Make an exact copy of the lines, leaving the pictures out.
## begin
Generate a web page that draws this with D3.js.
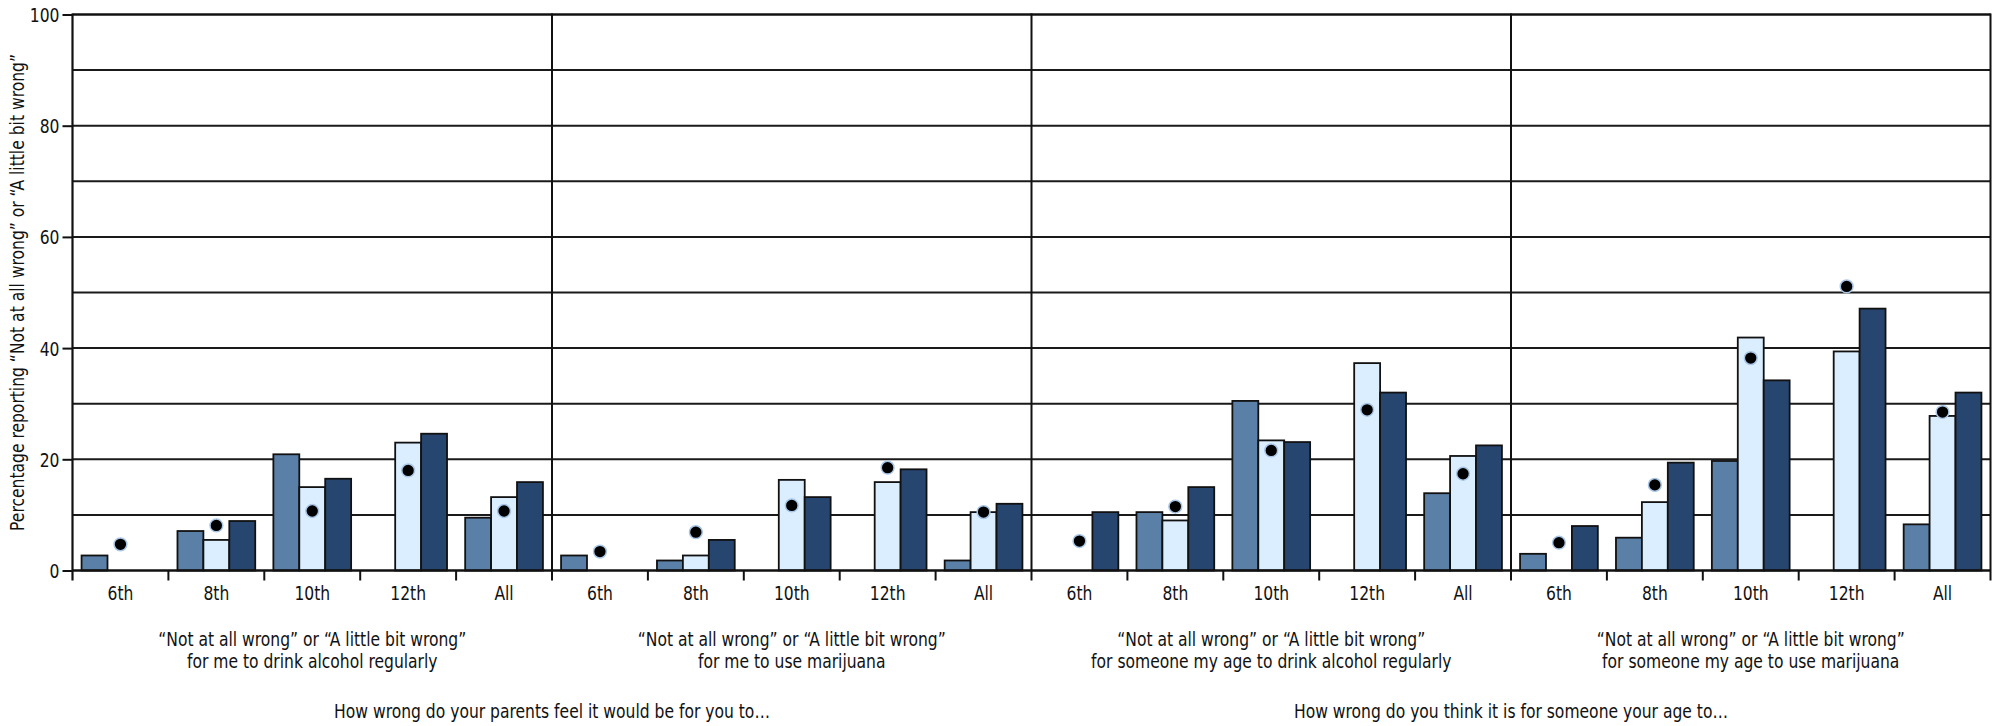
<!DOCTYPE html>
<html>
<head>
<meta charset="utf-8">
<script src="https://cdn.jsdelivr.net/npm/d3@7"></script>
<style>
  html, body { margin: 0; padding: 0; background: #fff; }
  svg { display: block; }
  text { font-family: "Liberation Sans Narrow", "DejaVu Sans Condensed", "Roboto Condensed", sans-serif; fill: #111; }
</style>
</head>
<body>
<script>
// ---------- data ----------
const grades = ["6th", "8th", "10th", "12th", "All"];
const panelTitles = [
  ["\u201CNot at all wrong\u201D or \u201CA little bit wrong\u201D", "for me to drink alcohol regularly"],
  ["\u201CNot at all wrong\u201D or \u201CA little bit wrong\u201D", "for me to use marijuana"],
  ["\u201CNot at all wrong\u201D or \u201CA little bit wrong\u201D", "for someone my age to drink alcohol regularly"],
  ["\u201CNot at all wrong\u201D or \u201CA little bit wrong\u201D", "for someone my age to use marijuana"]
];
const groupTitles = [
  "How wrong do your parents feel it would be for you to\u2026",
  "How wrong do you think it is for someone your age to\u2026"
];
const yTicks = [0, 20, 40, 60, 80, 100];
const yTitle = "Percentage reporting \u201CNot at all wrong\u201D or \u201CA little bit wrong\u201D";

// series per panel (null = no bar)
const seriesA = [ // mid blue
  [2.7, 7.1, 20.9, null, 9.5],
  [2.7, 1.8, null, null, 1.8],
  [null, 10.5, 30.5, null, 13.9],
  [3.0, 5.9, 19.7, null, 8.3]
];
const seriesB = [ // light blue
  [null, 5.5, 15.0, 23.0, 13.2],
  [null, 2.7, 16.3, 15.9, 10.5],
  [null, 9.0, 23.4, 37.3, 20.6],
  [null, 12.3, 41.9, 39.4, 27.8]
];
const seriesC = [ // dark blue
  [null, 8.9, 16.5, 24.6, 15.9],
  [null, 5.5, 13.2, 18.2, 12.0],
  [10.5, 15.0, 23.1, 32.0, 22.5],
  [8.0, 19.4, 34.2, 47.1, 32.0]
];
const pointValues = [ // black dots
  [4.7, 8.1, 10.7, 18.0, 10.7],
  [3.4, 6.9, 11.7, 18.5, 10.5],
  [5.3, 11.5, 21.6, 28.9, 17.4],
  [5.0, 15.4, 38.2, 51.1, 28.5]
];
const seriesKeys = ["a", "b", "c"];
const seriesColors = { a: "#5b80a8", b: "#dbeeff", c: "#27466f" };

// ---------- layout ----------
const W = 2001, H = 726;
const mLeft = 72.5, mRight = 1990.5, mTop = 14.5, mBottom = 570.5;
const FS = 20, SX = 0.865; // font size and horizontal squeeze (condensed look)

const svg = d3.select("body").append("svg").attr("width", W).attr("height", H);

function label(parent, x, yy, txt, anchor) {
  return parent.append("text")
    .attr("transform", `translate(${x},${yy}) scale(${SX},1)`)
    .attr("text-anchor", anchor || "middle")
    .attr("font-size", FS)
    .text(txt);
}

const panelIdx = d3.range(panelTitles.length);
const xPanel = d3.scaleBand().domain(panelIdx).range([mLeft, mRight]).padding(0);
const xCat = d3.scaleBand().domain(grades).range([0, xPanel.bandwidth()]).padding(0);
const xSer = d3.scaleBand().domain(seriesKeys).range([0, xCat.bandwidth()]).paddingInner(0).paddingOuter(0.35);
const y = d3.scaleLinear().domain([0, 100]).range([mBottom, mTop]);

// gridlines every 10
const gridVals = d3.range(10, 101, 10);
svg.append("g").selectAll("line").data(gridVals).join("line")
  .attr("x1", mLeft).attr("x2", mRight)
  .attr("y1", d => y(d)).attr("y2", d => y(d))
  .attr("stroke", "#1a1a1a").attr("stroke-width", 2);

// bars + points
const allSeries = { a: seriesA, b: seriesB, c: seriesC };
panelIdx.forEach(p => {
  const g = svg.append("g").attr("transform", `translate(${xPanel(p)},0)`);
  const barData = [];
  grades.forEach((gr, i) => {
    seriesKeys.forEach(k => {
      const v = allSeries[k][p][i];
      if (v != null) barData.push({ gr, k, v });
    });
  });
  g.selectAll("rect").data(barData).join("rect")
    .attr("x", d => xCat(d.gr) + xSer(d.k))
    .attr("width", xSer.bandwidth())
    .attr("y", d => y(d.v))
    .attr("height", d => y(0) - y(d.v))
    .attr("fill", d => seriesColors[d.k])
    .attr("stroke", "#111").attr("stroke-width", 1.8);
  g.selectAll("circle").data(pointValues[p].map((v, i) => ({ gr: grades[i], v }))).join("circle")
    .attr("cx", d => xCat(d.gr) + xSer("b") + xSer.bandwidth() / 2)
    .attr("cy", d => y(d.v))
    .attr("r", 6.4)
    .attr("fill", "#000")
    .attr("stroke", "#a9c6e6").attr("stroke-width", 1.5);

  // category ticks (boundaries) and tick labels
  const bounds = grades.slice(1).map(gr => xCat(gr));
  g.selectAll("line.ctick").data(bounds).join("line").attr("class", "ctick")
    .attr("x1", d => d).attr("x2", d => d)
    .attr("y1", mBottom).attr("y2", mBottom + 10)
    .attr("stroke", "#111").attr("stroke-width", 2);
  grades.forEach(gr => label(g, xCat(gr) + xCat.bandwidth() / 2, 600, gr));
  // panel titles
  panelTitles[p].forEach((line, li) => label(g, xPanel.bandwidth() / 2, 646 + li * 22, line));
});

// panel dividers (full height, extend below axis)
svg.append("g").selectAll("line").data(panelIdx.concat([panelIdx.length])).join("line")
  .attr("x1", d => d < panelIdx.length ? xPanel(d) : mRight)
  .attr("x2", d => d < panelIdx.length ? xPanel(d) : mRight)
  .attr("y1", mTop - 1)
  .attr("y2", mBottom + 10)
  .attr("stroke", "#111").attr("stroke-width", d => d === 0 ? 2.2 : 2);

// baseline
svg.append("line").attr("x1", mLeft).attr("x2", mRight).attr("y1", y(0)).attr("y2", y(0))
  .attr("stroke", "#111").attr("stroke-width", 2.5);
// top line
svg.append("line").attr("x1", mLeft).attr("x2", mRight).attr("y1", y(100)).attr("y2", y(100))
  .attr("stroke", "#111").attr("stroke-width", 2.2);

// y axis
const yAxis = d3.axisLeft(y).tickValues(yTicks).tickSize(10).tickPadding(3);
const ya = svg.append("g").attr("transform", `translate(${mLeft},0)`).call(yAxis);
ya.select(".domain").remove();
ya.selectAll(".tick line").attr("stroke", "#111").attr("stroke-width", 2);
ya.selectAll(".tick text")
  .attr("x", null).attr("dy", "0.35em")
  .attr("transform", `translate(-13,0) scale(${SX},1)`)
  .attr("font-size", FS).attr("fill", "#111")
  .style("font-family", '"Liberation Sans Narrow", "DejaVu Sans Condensed", sans-serif');

// y title
svg.append("text").attr("text-anchor", "middle").attr("font-size", FS)
  .attr("transform", `translate(24,${(mTop + mBottom) / 2}) rotate(-90) scale(${SX},1)`)
  .text(yTitle);

// group titles, centred on each pair of panels
groupTitles.forEach((t, i) => {
  const cx = (xPanel(i * 2) + xPanel(i * 2 + 1) + xPanel.bandwidth()) / 2;
  label(svg, cx, 718, t);
});
</script>
</body>
</html>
## end
RESPONSE:
Generate a web page that draws this with D3.js.
<!DOCTYPE html>
<html>
<head>
<meta charset="utf-8">
<script src="https://cdn.jsdelivr.net/npm/d3@7"></script>
<style>
  html, body { margin: 0; padding: 0; background: #fff; }
  svg { display: block; }
  text { font-family: "Liberation Sans Narrow", "DejaVu Sans Condensed", "Roboto Condensed", sans-serif; fill: #111; }
</style>
</head>
<body>
<script>
// ---------- data ----------
const grades = ["6th", "8th", "10th", "12th", "All"];
const panelTitles = [
  ["\u201CNot at all wrong\u201D or \u201CA little bit wrong\u201D", "for me to drink alcohol regularly"],
  ["\u201CNot at all wrong\u201D or \u201CA little bit wrong\u201D", "for me to use marijuana"],
  ["\u201CNot at all wrong\u201D or \u201CA little bit wrong\u201D", "for someone my age to drink alcohol regularly"],
  ["\u201CNot at all wrong\u201D or \u201CA little bit wrong\u201D", "for someone my age to use marijuana"]
];
const groupTitles = [
  "How wrong do your parents feel it would be for you to\u2026",
  "How wrong do you think it is for someone your age to\u2026"
];
const yTicks = [0, 20, 40, 60, 80, 100];
const yTitle = "Percentage reporting \u201CNot at all wrong\u201D or \u201CA little bit wrong\u201D";

// series per panel (null = no bar)
const seriesA = [ // mid blue
  [2.7, 7.1, 20.9, null, 9.5],
  [2.7, 1.8, null, null, 1.8],
  [null, 10.5, 30.5, null, 13.9],
  [3.0, 5.9, 19.7, null, 8.3]
];
const seriesB = [ // light blue
  [null, 5.5, 15.0, 23.0, 13.2],
  [null, 2.7, 16.3, 15.9, 10.5],
  [null, 9.0, 23.4, 37.3, 20.6],
  [null, 12.3, 41.9, 39.4, 27.8]
];
const seriesC = [ // dark blue
  [null, 8.9, 16.5, 24.6, 15.9],
  [null, 5.5, 13.2, 18.2, 12.0],
  [10.5, 15.0, 23.1, 32.0, 22.5],
  [8.0, 19.4, 34.2, 47.1, 32.0]
];
const pointValues = [ // black dots
  [4.7, 8.1, 10.7, 18.0, 10.7],
  [3.4, 6.9, 11.7, 18.5, 10.5],
  [5.3, 11.5, 21.6, 28.9, 17.4],
  [5.0, 15.4, 38.2, 51.1, 28.5]
];
const seriesKeys = ["a", "b", "c"];
const seriesColors = { a: "#5b80a8", b: "#dbeeff", c: "#27466f" };

// ---------- layout ----------
const W = 2001, H = 726;
const mLeft = 72.5, mRight = 1990.5, mTop = 14.5, mBottom = 570.5;
const FS = 20, SX = 0.865; // font size and horizontal squeeze (condensed look)

const svg = d3.select("body").append("svg").attr("width", W).attr("height", H);

function label(parent, x, yy, txt, anchor) {
  return parent.append("text")
    .attr("transform", `translate(${x},${yy}) scale(${SX},1)`)
    .attr("text-anchor", anchor || "middle")
    .attr("font-size", FS)
    .text(txt);
}

const panelIdx = d3.range(panelTitles.length);
const xPanel = d3.scaleBand().domain(panelIdx).range([mLeft, mRight]).padding(0);
const xCat = d3.scaleBand().domain(grades).range([0, xPanel.bandwidth()]).padding(0);
const xSer = d3.scaleBand().domain(seriesKeys).range([0, xCat.bandwidth()]).paddingInner(0).paddingOuter(0.35);
const y = d3.scaleLinear().domain([0, 100]).range([mBottom, mTop]);

// gridlines every 10
const gridVals = d3.range(10, 101, 10);
svg.append("g").selectAll("line").data(gridVals).join("line")
  .attr("x1", mLeft).attr("x2", mRight)
  .attr("y1", d => y(d)).attr("y2", d => y(d))
  .attr("stroke", "#1a1a1a").attr("stroke-width", 2);

// bars + points
const allSeries = { a: seriesA, b: seriesB, c: seriesC };
panelIdx.forEach(p => {
  const g = svg.append("g").attr("transform", `translate(${xPanel(p)},0)`);
  const barData = [];
  grades.forEach((gr, i) => {
    seriesKeys.forEach(k => {
      const v = allSeries[k][p][i];
      if (v != null) barData.push({ gr, k, v });
    });
  });
  g.selectAll("rect").data(barData).join("rect")
    .attr("x", d => xCat(d.gr) + xSer(d.k))
    .attr("width", xSer.bandwidth())
    .attr("y", d => y(d.v))
    .attr("height", d => y(0) - y(d.v))
    .attr("fill", d => seriesColors[d.k])
    .attr("stroke", "#111").attr("stroke-width", 1.8);
  g.selectAll("circle").data(pointValues[p].map((v, i) => ({ gr: grades[i], v }))).join("circle")
    .attr("cx", d => xCat(d.gr) + xSer("b") + xSer.bandwidth() / 2)
    .attr("cy", d => y(d.v))
    .attr("r", 6.4)
    .attr("fill", "#000")
    .attr("stroke", "#a9c6e6").attr("stroke-width", 1.5);

  // category ticks (boundaries) and tick labels
  const bounds = grades.slice(1).map(gr => xCat(gr));
  g.selectAll("line.ctick").data(bounds).join("line").attr("class", "ctick")
    .attr("x1", d => d).attr("x2", d => d)
    .attr("y1", mBottom).attr("y2", mBottom + 10)
    .attr("stroke", "#111").attr("stroke-width", 2);
  grades.forEach(gr => label(g, xCat(gr) + xCat.bandwidth() / 2, 600, gr));
  // panel titles
  panelTitles[p].forEach((line, li) => label(g, xPanel.bandwidth() / 2, 646 + li * 22, line));
});

// panel dividers (full height, extend below axis)
svg.append("g").selectAll("line").data(panelIdx.concat([panelIdx.length])).join("line")
  .attr("x1", d => d < panelIdx.length ? xPanel(d) : mRight)
  .attr("x2", d => d < panelIdx.length ? xPanel(d) : mRight)
  .attr("y1", mTop - 1)
  .attr("y2", mBottom + 10)
  .attr("stroke", "#111").attr("stroke-width", d => d === 0 ? 2.2 : 2);

// baseline
svg.append("line").attr("x1", mLeft).attr("x2", mRight).attr("y1", y(0)).attr("y2", y(0))
  .attr("stroke", "#111").attr("stroke-width", 2.5);
// top line
svg.append("line").attr("x1", mLeft).attr("x2", mRight).attr("y1", y(100)).attr("y2", y(100))
  .attr("stroke", "#111").attr("stroke-width", 2.2);

// y axis
const yAxis = d3.axisLeft(y).tickValues(yTicks).tickSize(10).tickPadding(3);
const ya = svg.append("g").attr("transform", `translate(${mLeft},0)`).call(yAxis);
ya.select(".domain").remove();
ya.selectAll(".tick line").attr("stroke", "#111").attr("stroke-width", 2);
ya.selectAll(".tick text")
  .attr("x", null).attr("dy", "0.35em")
  .attr("transform", `translate(-13,0) scale(${SX},1)`)
  .attr("font-size", FS).attr("fill", "#111")
  .style("font-family", '"Liberation Sans Narrow", "DejaVu Sans Condensed", sans-serif');

// y title
svg.append("text").attr("text-anchor", "middle").attr("font-size", FS)
  .attr("transform", `translate(24,${(mTop + mBottom) / 2}) rotate(-90) scale(${SX},1)`)
  .text(yTitle);

// group titles, centred on each pair of panels
groupTitles.forEach((t, i) => {
  const cx = (xPanel(i * 2) + xPanel(i * 2 + 1) + xPanel.bandwidth()) / 2;
  label(svg, cx, 718, t);
});
</script>
</body>
</html>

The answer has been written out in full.